Menuju Arah Kebaikan Harus Berani Melewati Badai


        Tak ada jalan mulus menuju puncak bernama kemenangan. Mestilah dahulu melewati terjalnya jalan, lika-liku rintangan dan tajam kerikil bebatuan. Meskipun akhirnya sudah dilewati, belumlah dapat dipastikan puncak bernama kemenangan mampu diraih dalam genggaman.

            

            Sebenarnya kemenangan itu apa pula, sehingga awal yang bersusah seolah akan berakhir dengan hal-hal indah. Kemenangan itu definisinya bagaimanakah. Atau setara dengan dua berbanding satu. Dua untuk kami dan satu untuk mereka, dan itu cukup dinamakan kemenangan. Lantas datang dari suara bilik kecil bernama hati, kemenangan sesungguhnya tidak mutlak selalu berada di atas. Tertindas dan mampu bertahan pun, dapat dikatakan kemenangan.            

            Seperti kali ini, kita sebagai sekumpulan manusia yang telah bersatu dalam barisan menuju arah kebaikan, juga kemenangan. Kemenangan yang menggenapkan keganjilan dari sikap individualistik menjadi kerja sama kolektif. Kerja sama yang dengan spontan mengatakan, “tidak untuk menghamba pada kekuasaan!”. Lantaran kemenangan menuju arah kebaikan adalah yakin dengan sikap berani melewati badai.

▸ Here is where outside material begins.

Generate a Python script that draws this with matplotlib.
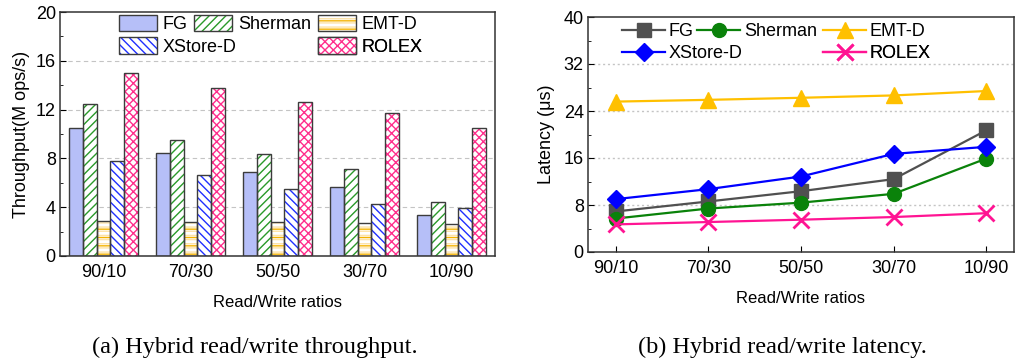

            Kita sudah terpilih dan tersaring. Dari gejolak dan romansa perjalanan panjang, juga jatuh bangunnya sebuah lembaga yang mendadak komunitas. Lembaga yang ada secara musiman, atau terlahir dari proposal material yang hidup di bawah tangan-tangan pengendali kepentingan. Dan dari ide-ide yang diciptakan melalui dorongan bernama pendanaan.

            Kembali ke topik, bahwa arah kebaikan yang tengah dijunjung tinggi kali ini tidaklah senantiasa mulus. Bagai perumpamaan, “Berakit-rakit ke hulu, Berenang-renang ke tepian. Bersakit-sakit dahulu, Bersenang-senang kemudian.” Tapi di sini, saya sedikit membelot tak setuju atas pepatah di atas lantaran kata “bersenang”. Hematnya, bersenang bukan tujuan akhir dari rasa sakit di awal. Senang itu relatif. Karena senang ada di mana-mana. Dalam hati yang lara. Dalam jiwa yang berduka. Dan dalam mata yang sirna.

            Arah kebaikan, tidak melulu soal kesenangan yang mampu menghibur belaka. Namun juga memahami atas adanya kehidupan sehingga kemenangan dan kesenangan membias jadi kesadaran. Dan kesadaran, ialah titik kulminasi dari pancaran seorang manusia. Yang mengerti untuk apa dirinya ada dan ada apa dengan dirinya. Untuk turut pula mafhum adanya tujuan besar setelah melewati setapak pengharapan menuju keabadian.

            Badai memang selalu ada dan akan terus ada. Ia menjelma ujian yang secara otomatis datang kapan saja. Badai di sini, bukan hembusan angin yang menyapu seluruh benda-benda di depannya. Hawa nafsu termasuk badai yang menyesaki rongga dada manusia. Letaknya amat strategis dan sukar diketahui. Cercaan pun dikatakan badai yang datang tak diduga secara terang-terangan atau diam-diam. Kendati demikian, bersiaplah!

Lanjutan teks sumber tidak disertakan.